Parol evidence isn’t considered on summary judgment
The court said that for purposes of summary judgment, it didn’t matter that the evidence showed that the borrower had in fact received the $1.7 million stated in the numbers, as opposed to the $1.007 million recited in the words. This bothered Ken, who says that “[t]he bank in this dispute has reason to feel hard done by,” because “[t]he court should have considered parol evidence,” that is, evidence extrinsic to the “four corners” of the contract document(s).
This discomfiture might be justified if there’d been a full trial on the merits. But in a summary judgment proceeding, parol evidence is not allowed to be considered — as the appeals court explained:
[A] court may not consider extrinsic evidence about a contract’s meaning unless the contract is ambiguous. PBC does not contend that the documents are ambiguous; any material ambiguity in the contracts would have made summary judgment for PBC improper for that reason alone.
* * *
The agreements unambiguously set the amounts of the promissory note and guaranty obligations at $1,007,000.00 each. Because the amount of principal set forth in the Note and Guaranty Agreement is not ambiguous, for purposes of interpreting the documents as a matter of law, neither the trial court nor this court may consider extrinsic evidence such as the amount of money that actually changed hands amongst the parties, and such evidence could not have supported the trial court’s [summary] judgment.
Id. at 155-56 (emphasis added, citations omitted).
Perhaps feeling sympathy for the bank, the appeals court drew a road map for the bank’s counsel to follow on remand:
We need not and do not express any opinion on what legal or equitable remedies the parties might have in such a hypothetical scenario.

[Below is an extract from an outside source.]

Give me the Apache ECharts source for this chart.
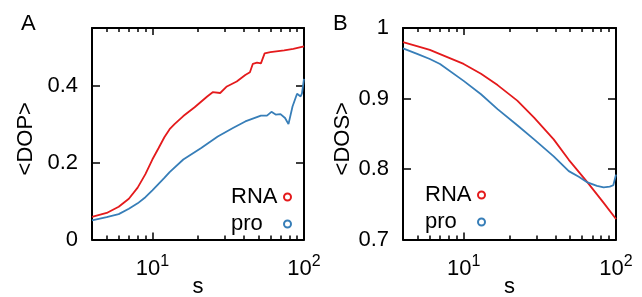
<!DOCTYPE html>
<html>
<head>
<meta charset="utf-8">
<script src="https://cdn.jsdelivr.net/npm/echarts@6/dist/echarts.min.js"></script>
<style>
  html, body { margin: 0; padding: 0; background: #fff; }
  #chart { width: 642px; height: 297px; }
</style>
</head>
<body>
<div id="chart"></div>
<script>
// panel A: <DOP> vs s
var dopRnaS = [4, 5, 6, 7, 8, 9, 10, 11, 12, 13, 14, 16, 19, 23, 25, 28, 31, 36, 41, 44, 46, 49, 52, 55, 60, 74, 85, 100];
var dopRnaV = [0.059, 0.069, 0.085, 0.106, 0.135, 0.170, 0.208, 0.238, 0.266, 0.287, 0.300, 0.321, 0.344, 0.372, 0.383, 0.381, 0.398, 0.411, 0.428, 0.435, 0.457, 0.460, 0.458, 0.484, 0.487, 0.492, 0.496, 0.502];
var dopProS = [4, 5, 6, 7, 8, 9, 10, 12, 13, 16, 21, 27, 34, 41, 52, 57, 61, 65, 70, 75, 79, 84, 90, 95, 97, 100];
var dopProV = [0.050, 0.058, 0.066, 0.080, 0.094, 0.110, 0.128, 0.160, 0.175, 0.208, 0.238, 0.268, 0.290, 0.307, 0.322, 0.322, 0.332, 0.325, 0.326, 0.316, 0.300, 0.346, 0.379, 0.372, 0.380, 0.418];

// panel B: <DOS> vs s
var dosRnaS = [4, 5, 6, 7, 10, 13, 16.7, 22.5, 29, 39, 49, 65, 83, 100];
var dosRnaV = [0.980, 0.974, 0.969, 0.963, 0.949, 0.935, 0.919, 0.897, 0.873, 0.842, 0.813, 0.781, 0.752, 0.729];
var dosProS = [4, 5, 6, 7, 10, 13, 16.7, 22.5, 29, 39, 49, 57, 65, 75, 83, 91, 96, 100];
var dosProV = [0.971, 0.963, 0.956, 0.949, 0.925, 0.906, 0.885, 0.862, 0.842, 0.818, 0.797, 0.789, 0.781, 0.776, 0.774, 0.775, 0.777, 0.792];

var majorX = [10, 100];
var minorX = [5, 6, 7, 8, 9, 20, 30, 40, 50, 60, 70, 80, 90];
var dopTicks = [0, 0.2, 0.4];
var dosTicks = [0.7, 0.8, 0.9, 1];

var RED = '#e41a1c';
var BLUE = '#377eb8';
var FONT = 'Liberation Sans, Arial, sans-serif';
var FS = 22;

function pairs(xs, ys) {
  return xs.map(function (x, i) { return [x, ys[i]]; });
}

function xAxes(grid) {
  var base = {
    type: 'log', logBase: 10, min: 4, max: 100, gridIndex: grid,
    splitLine: { show: false }, minorTick: { show: false }
  };
  var line = { show: true, lineStyle: { color: '#000', width: 2 } };
  return [
    Object.assign({}, base, {
      position: 'bottom', axisLine: line,
      axisTick: { show: true, inside: true, length: 7, customValues: majorX, lineStyle: { color: '#000', width: 1.5 } },
      axisLabel: {
        customValues: majorX, margin: 14, color: '#000', fontFamily: FONT, fontSize: FS,
        formatter: function (v) { return '10{s|' + Math.round(Math.log10(v)) + '}'; },
        rich: { s: { fontSize: 16, fontFamily: FONT, color: '#000', padding: [0, 0, 14, 0] } }
      },
      name: 's', nameLocation: 'middle', nameGap: 36, nameMoveOverlap: false,
      nameTextStyle: { color: '#000', fontFamily: FONT, fontSize: FS }
    }),
    Object.assign({}, base, {
      position: 'bottom', axisLine: { show: false },
      axisTick: { show: true, inside: true, length: 4, customValues: minorX, lineStyle: { color: '#000', width: 1.5 } },
      axisLabel: { show: false }
    }),
    Object.assign({}, base, {
      position: 'top', axisLine: line,
      axisTick: { show: true, inside: true, length: 7, customValues: majorX, lineStyle: { color: '#000', width: 1.5 } },
      axisLabel: { show: false }
    }),
    Object.assign({}, base, {
      position: 'top', axisLine: { show: false },
      axisTick: { show: true, inside: true, length: 4, customValues: minorX, lineStyle: { color: '#000', width: 1.5 } },
      axisLabel: { show: false }
    })
  ];
}

function yAxes(grid, min, max, ticks, name, gap) {
  var line = { show: true, lineStyle: { color: '#000', width: 2 } };
  var inner = ticks.slice(1);
  return [
    {
      type: 'value', gridIndex: grid, position: 'left', min: min, max: max,
      splitLine: { show: false }, axisLine: line,
      axisTick: { show: true, inside: true, length: 8, customValues: inner, lineStyle: { color: '#000', width: 1.5 } },
      axisLabel: { customValues: ticks, margin: 14, color: '#000', fontFamily: FONT, fontSize: FS },
      name: name, nameLocation: 'middle', nameRotate: 90, nameGap: gap,
      nameTextStyle: { color: '#000', fontFamily: FONT, fontSize: FS, padding: [0, 0, 0, -10] }
    },
    {
      type: 'value', gridIndex: grid, position: 'right', min: min, max: max,
      splitLine: { show: false }, axisLine: line,
      axisTick: { show: true, inside: true, length: 8, customValues: inner, lineStyle: { color: '#000', width: 1.5 } },
      axisLabel: { show: false }
    }
  ];
}

function legend(left, top) {
  return {
    left: left, top: top, orient: 'vertical', align: 'right',
    icon: 'circle', itemWidth: 7, itemHeight: 7, itemGap: 5,
    formatter: function (n) { return '{n|' + n + '}'; },
    textStyle: {
      color: '#000', fontFamily: FONT, fontSize: FS, lineHeight: 22,
      rich: { n: { width: 48, align: 'left', color: '#000', fontFamily: FONT, fontSize: FS, lineHeight: 22 } }
    },
    data: [
      { name: 'RNA', itemStyle: { color: '#fff', borderColor: RED, borderWidth: 2 } },
      { name: 'pro', itemStyle: { color: '#fff', borderColor: BLUE, borderWidth: 2 } }
    ]
  };
}

function series(name, color, xi, yi, data) {
  return {
    name: name, type: 'line', xAxisIndex: xi, yAxisIndex: yi, data: data,
    showSymbol: false, silent: true, animation: false,
    itemStyle: { color: color }, lineStyle: { color: color, width: 1.8 }
  };
}

var chart = echarts.init(document.getElementById('chart'), null, { renderer: 'canvas' });
chart.setOption({
  backgroundColor: '#fff',
  animation: false,
  title: [
    { text: 'A', left: 16, top: 8, textStyle: { color: '#000', fontFamily: FONT, fontSize: FS, fontWeight: 'normal' } },
    { text: 'B', left: 328, top: 8, textStyle: { color: '#000', fontFamily: FONT, fontSize: FS, fontWeight: 'normal' } }
  ],
  grid: [
    { left: 92, top: 28, width: 212, height: 211.5, outerBoundsMode: 'none' },
    { left: 403, top: 28, width: 213, height: 211.5, outerBoundsMode: 'none' }
  ],
  legend: [legend(226, 181), legend(420, 179)],
  xAxis: xAxes(0).concat(xAxes(1)),
  yAxis: yAxes(0, 0, 0.55, dopTicks, '<DOP>', 55).concat(yAxes(1, 0.7, 1, dosTicks, '<DOS>', 49)),
  series: [
    series('RNA', RED, 0, 0, pairs(dopRnaS, dopRnaV)),
    series('pro', BLUE, 0, 0, pairs(dopProS, dopProV)),
    series('RNA', RED, 4, 2, pairs(dosRnaS, dosRnaV)),
    series('pro', BLUE, 4, 2, pairs(dosProS, dosProV))
  ]
});
</script>
</body>
</html>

On the appellate record before us, the only issue is what the terms of the written agreements mean as a matter of law.
Neither party sought an equitable reformation of the loan in the trial court, so no issue of equitable relief has been presented in this appeal. The scenario proposed by PBC thus has no bearing on how we must apply the law to the record before us.
Here, the words “one million seven thousand” control over the numerals “$1,700,000” to set the amount of the promissory note and guaranty obligations.
Id. at 155 (emphasis and extra paragraphing added).
Drafting tip: Write numerical amounts in numbers, not words
Ken makes a good point (one that’s new to me, and to him too, he says) about the danger of writing both words and numbers:
… saying the same thing twice also reduces the likelihood of spotting an error. … If I say $1,000 and the number should be $2,000, there’s a good chance I’ll notice the mistake. … [I]f I say one thousand dollars ($2,000), there’s a decent chance that I’ll focus on the more eye-catching digits and not notice that the words state an incorrect number.
So using words and digits to express a number not only introduces inconsistency, it also makes it more likely that you’ll fail to spot that inconsistency.